The False Claims Act, Academic Fraud and Statistical Inference

We thought about throwing up a post discussing US ex rel Jones v. Brigham and Women's Hospital and Harvard Medical School last month but couldn't come up with a good tie-in to mass torts, toxic torts, regular-old-torts or any of the science stuff we like to write about. 

US ex rel Jones is a False Claims Act case arising out of an allegation that a researcher "deliberately manipulated [data] in order to achieve statistically significant results". Had the results not been statistically significant the researcher "could not have reported his findings in published scientific journals or to the NIH in support of an application" for the grant made the basis of the FCA claim, said the government's expert. The trial court granted summary judgment for defendants but the 1st Court of Appeals reversed. Scientific fraud will at last be on trial.

But ok, somebody(ies) cooked the books to get a bunch of NIH grant money. We're shocked. Shocked! that a tool created for gamblers has been used to burnish entreaties to the National Institutes of Health based on probabilistic reasoning. Alas. That's where we left it.

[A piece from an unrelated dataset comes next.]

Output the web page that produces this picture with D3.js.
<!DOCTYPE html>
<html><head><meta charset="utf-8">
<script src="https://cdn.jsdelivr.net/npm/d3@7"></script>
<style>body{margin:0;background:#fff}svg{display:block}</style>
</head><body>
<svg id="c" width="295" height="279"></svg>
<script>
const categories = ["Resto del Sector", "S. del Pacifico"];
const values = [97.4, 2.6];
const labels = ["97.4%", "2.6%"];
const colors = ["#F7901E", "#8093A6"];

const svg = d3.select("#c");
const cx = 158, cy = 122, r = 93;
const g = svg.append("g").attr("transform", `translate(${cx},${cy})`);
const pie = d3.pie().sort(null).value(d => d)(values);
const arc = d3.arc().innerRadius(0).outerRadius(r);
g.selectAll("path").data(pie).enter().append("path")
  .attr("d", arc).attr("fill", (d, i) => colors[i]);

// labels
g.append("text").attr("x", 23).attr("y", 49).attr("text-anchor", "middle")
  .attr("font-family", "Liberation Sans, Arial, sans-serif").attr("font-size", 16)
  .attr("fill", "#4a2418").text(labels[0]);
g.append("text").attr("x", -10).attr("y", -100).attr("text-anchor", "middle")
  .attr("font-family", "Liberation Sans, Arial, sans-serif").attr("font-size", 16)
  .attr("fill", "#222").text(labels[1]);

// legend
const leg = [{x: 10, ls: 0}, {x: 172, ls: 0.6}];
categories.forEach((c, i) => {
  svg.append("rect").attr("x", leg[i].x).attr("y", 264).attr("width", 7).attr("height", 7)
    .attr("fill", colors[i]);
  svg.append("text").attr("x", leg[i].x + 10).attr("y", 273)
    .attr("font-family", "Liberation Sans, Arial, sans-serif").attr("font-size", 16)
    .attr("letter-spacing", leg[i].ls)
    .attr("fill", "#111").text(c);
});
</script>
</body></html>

Then we read "Fraud-Detection Tool Could Shake Up Psychology".

It discusses a statistical tool that lets its user surmise whether or not a researcher being investigated has been cherry-picking the data and consciously, or perhaps unconsciously, excluding data  that undermine his hypothesis. Apparently, by excluding data points that severely conflict with his hypothesis, a dishonest researcher can (surprisingly) reduce variance and thereby increase significance. The problem for the dishonest researcher is that across all the data a histogram of randomly generated p-values is supposed to look like this whereas the dishonest researcher's p-values produce a histogram like this.

There's nothing that limits the tool to empirical psychology; a discipline which has been rocked by repeated episodes of fraud involving researchers bent on generating "science" that confirms the common sense notions of one group or another. These days pretty much every researcher has the computing power necessary to see which data are critical obstacles in the path of "proving" a hypothesis. Thereafter he can generate ad hoc rationalizations for excluding the troublesome data; or just ignore them altogether, or just nudge them off the table and into the trash can. Problem solved!

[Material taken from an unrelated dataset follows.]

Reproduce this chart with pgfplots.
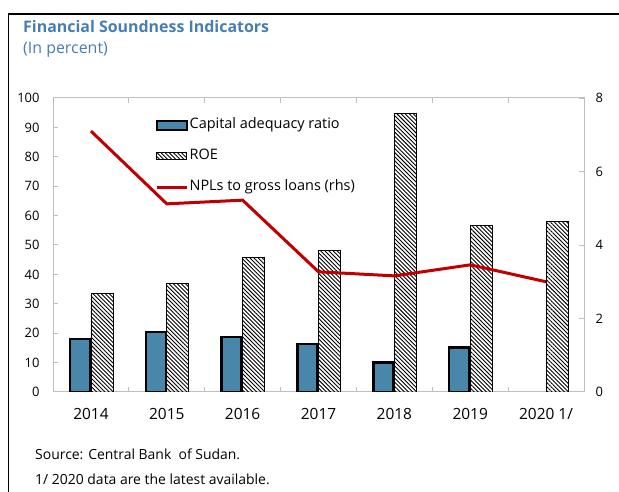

Now we can see who's been solving problems by ignoring (or deleting) problematic data.

So how did we get here; a place where we need such a tool? Why are most hypotheses supported by statistical data probably false; and why is a lot of what's false actually fraudulent? US ex rel Jones manages to let slip the root cause. Rather than confining significance testing to saying something about whether a hypothesis is probably wrong it is now commonly, and wrongly, thought "to cause proof of a particular scientific hypothesis to emerge from  the data." Thus, rather than discovering if, on our endless ordeal of trial and error, we've gone off the rails yet again (which is to say that our pet theory has likely been falsified) many have come to use these tools to establish the claim that their hypotheses have been verified (or, worse yet, proven).

And that gets us to the essence of science. If, per our reading of Karl Popper, all we know is what isn't so, then the way forward to truth is heralded upon saying of new data: "That's funny". Similarly, the claim that our dogmas, preconceived notions, biases or prejudices have been verified by science ought to immediately summon our inner skeptics. Of course, too many are content to be fed a steady diet of seeming affirmations of their own convictions. But whichever side of the falsificationist/verificationist divide you fall on, our guess is that in the years to come the application of statistical tools like the one described above will open your eyes. Many things we thought of as "science" may turn out to have been the result of an elaborate fraud. Let the chips fall where they may.